Hasselhoff has long maintained a dignified silence in regard to this historical injustice. But no more. Speaking recently to the German magazine TV Spielfim, the entertainer argued he'd helped reunite Germans by singing his song Looking for Freedom at the Brandenberg Gate in 1989. "I find it a bit sad that there is no photo of me hanging on the walls in the Berlin Museum at Check-Point Charlie," he said. Hasselhoff has personally lobbied museum curators about the oversight - but so far to no avail.

Hasselhoff is too modest: It wasn't just his music that helped tear down the Iron Curtain, but also his work on the NBC television series Knight Rider, in which Hasselhoff teamed up with a talking car K.I.T.T. to fight evil.

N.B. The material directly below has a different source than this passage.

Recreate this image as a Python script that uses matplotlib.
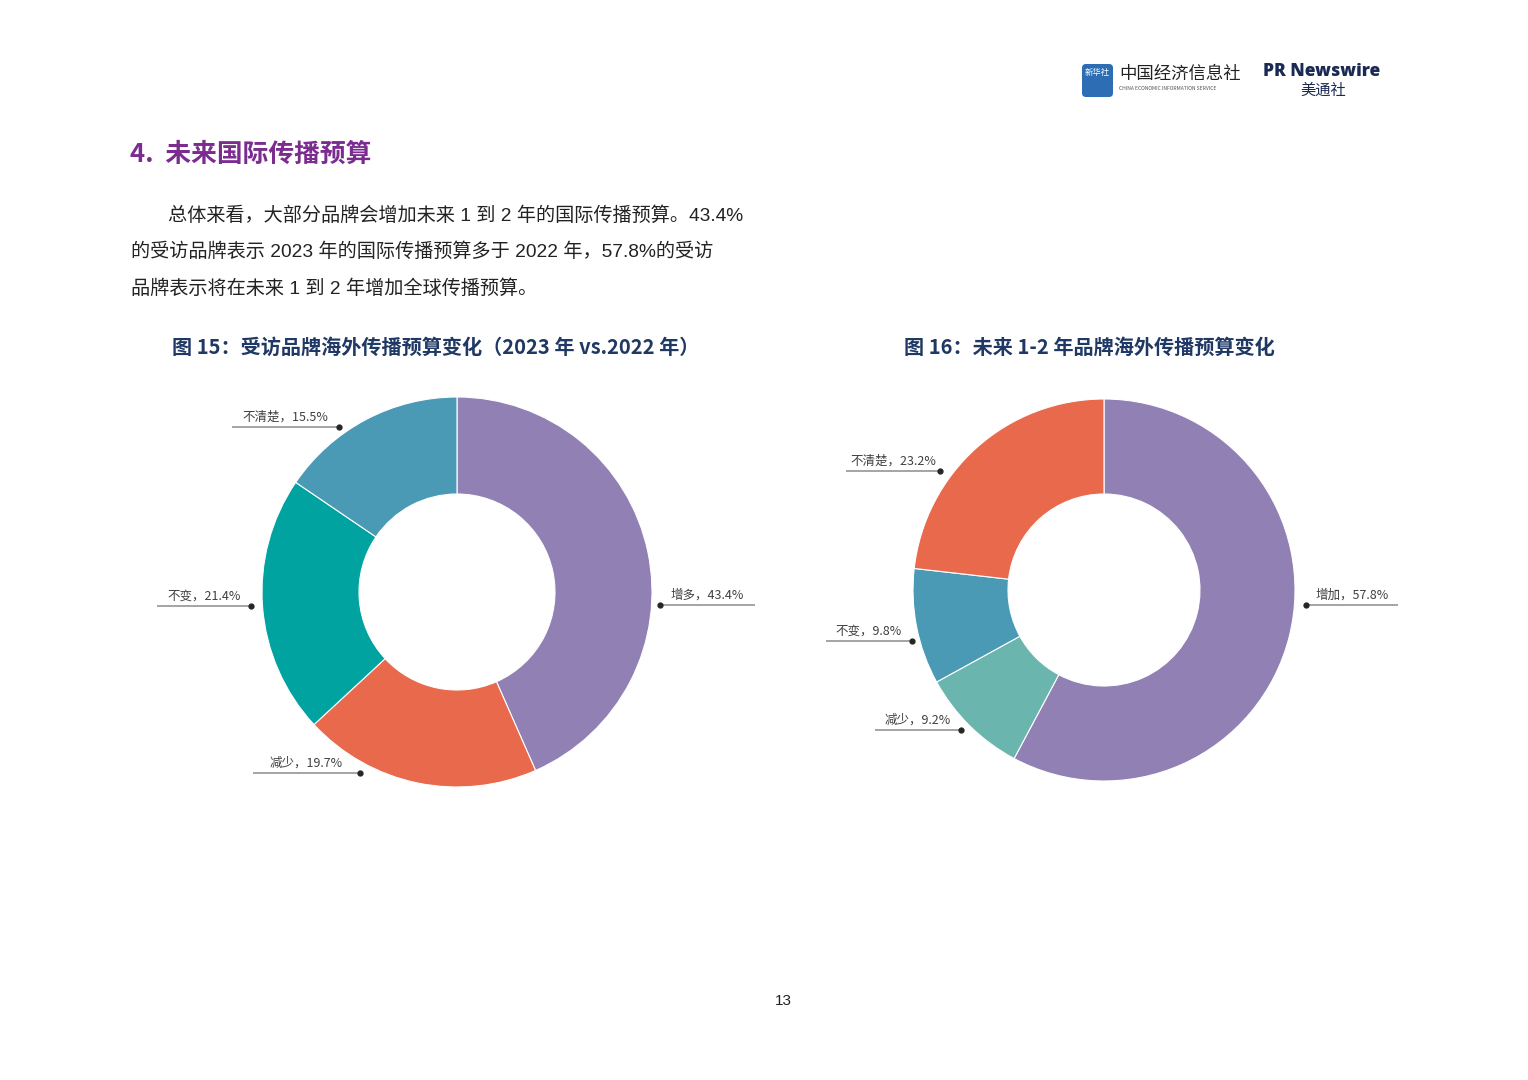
import matplotlib
matplotlib.use('Agg')
import matplotlib.pyplot as plt
from matplotlib.patches import FancyBboxPatch

plt.rcParams['font.family'] = ['Noto Sans CJK SC', 'DejaVu Sans']

# 图 15 数据
cats_15 = ['增多', '减少', '不变', '不清楚']
vals_15 = [43.4, 19.7, 21.4, 15.5]
colors_15 = ['#9180B4', '#E8694B', '#00A3A0', '#4A9AB5']

# 图 16 数据
cats_16 = ['增加', '减少', '不变', '不清楚']
vals_16 = [57.8, 9.2, 9.8, 23.2]
colors_16 = ['#9180B4', '#6BB5AF', '#4A9AB5', '#E8694B']

fig = plt.figure(figsize=(15.28, 10.8), dpi=100)
ax = fig.add_axes([0, 0, 1, 1])

# 两个环形图 (像素坐标, y 轴向下)
ax.pie(vals_15, colors=colors_15, center=(457, 592), radius=195,
       startangle=-90, counterclock=True, frame=True,
       wedgeprops=dict(width=97, edgecolor='white', linewidth=0.8))
ax.pie(vals_16, colors=colors_16, center=(1104, 590), radius=191,
       startangle=-90, counterclock=True, frame=True,
       wedgeprops=dict(width=95, edgecolor='white', linewidth=0.8))

ax.set_xlim(0, 1528)
ax.set_ylim(1080, 0)
ax.set_aspect('equal')
ax.axis('off')


# 引线标签
def leader(x0, x1, y, text):
    ax.plot([x0, x1], [y, y], color='#8C8C8C', lw=1.1, solid_capstyle='butt')
    ax.plot([x0], [y], 'o', color='#262626', ms=3.5)
    ax.text((x0 + x1) / 2, y - 10, text, ha='center', va='center',
            fontsize=9, color='#404040')


lab15 = [f'{c}，{v}%' for c, v in zip(cats_15, vals_15)]
lab16 = [f'{c}，{v}%' for c, v in zip(cats_16, vals_16)]

leader(660, 755, 605, lab15[0])
leader(360, 253, 773, lab15[1])
leader(251, 157, 606, lab15[2])
leader(339, 232, 427, lab15[3])

leader(1306, 1398, 605, lab16[0])
leader(961, 875, 730, lab16[1])
leader(912, 826, 641, lab16[2])
leader(940, 846, 471, lab16[3])

# 标题与正文
ax.text(130, 154, '4.  未来国际传播预算', fontsize=18.5, fontweight='heavy',
        color='#7B2C8F', va='center', ha='left')

body_font = ['Liberation Sans', 'Noto Sans CJK SC', 'DejaVu Sans']
body = ['总体来看，大部分品牌会增加未来 1 到 2 年的国际传播预算。43.4%',
        '的受访品牌表示 2023 年的国际传播预算多于 2022 年，57.8%的受访',
        '品牌表示将在未来 1 到 2 年增加全球传播预算。']
ax.text(168, 216, body[0], fontsize=13.8, color='#222222', va='center', ha='left',
        family=body_font)
ax.text(131, 252, body[1], fontsize=13.8, color='#222222', va='center', ha='left',
        family=body_font)
ax.text(131, 289, body[2], fontsize=13.8, color='#222222', va='center', ha='left',
        family=body_font)

ax.text(172, 347, '图 15：受访品牌海外传播预算变化（2023 年 vs.2022 年）',
        fontsize=14.5, fontweight='bold', color='#1F3864', va='center', ha='left')
ax.text(904, 347, '图 16：未来 1-2 年品牌海外传播预算变化',
        fontsize=14.5, fontweight='bold', color='#1F3864', va='center', ha='left')

# 页眉标志
logo = FancyBboxPatch((1082, 64), 31, 33, boxstyle='round,pad=0,rounding_size=4',
                      fc='#2C6DB3', ec='none')
ax.add_patch(logo)
ax.text(1097.5, 73, '新华社', fontsize=6, color='white', ha='center', va='center')
ax.text(1119, 74, '中国经济信息社', fontsize=12.5, fontweight='medium',
        color='#222222', ha='left', va='center')
ax.text(1119, 89, 'CHINA ECONOMIC INFORMATION SERVICE', fontsize=3.6,
        color='#555555', ha='left', va='center')
ax.text(1322, 72, 'PR Newswire', fontsize=12.5, fontweight='heavy', color='#1B2A55',
        ha='center', va='center', family=['Open Sans', 'DejaVu Sans'])
ax.text(1323, 90, '美通社', fontsize=11, color='#1B2A55', ha='center', va='center')

ax.text(783, 1001, '13', fontsize=11, color='#222222', ha='center', va='center',
        family=['Liberation Sans', 'DejaVu Sans'])

fig.savefig('out.png', dpi=100, facecolor='white')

Between 1982 and 1986, when Knight Rider made its run, most North American viewers were oblivious to the hardcore anti-communist message it carried. But the same wasn't true in Russia and Eastern Europe, where dubbed Knight Rider episodes were circulated by dissidents.

Sometimes, the political message was obvious - such as in the January 21, 1983 Knight Rider episode, Give Me Liberty...or Give Me Death. As Soviet censors caught on, efforts were made to embed the propaganda in allegory. Thus was conceived K.I.T.T. vs. K.A.R.R., a November 4, 1984 episode in which a treasure hunter stumbled on K.I.T.T.'s evil prototype K.A.R.R., and unwittingly looses him upon the world. The final showdown between the two cars is an unmistakable allegory for the Cold War. And as in real life, it was David Hasselhoff - aka. Knight Rider pilot Michael Knight - left standing when the epic battle was over.

A man whose cultural and political impact was matched only by his artistic integrity deserves to have his photo hung at Check-Point Charlie. And next to it, perhaps, could be a small reminder from former Saturday Night Live star Norm MacDonald: "Germans love David Hasselhoff!" Lest we forget.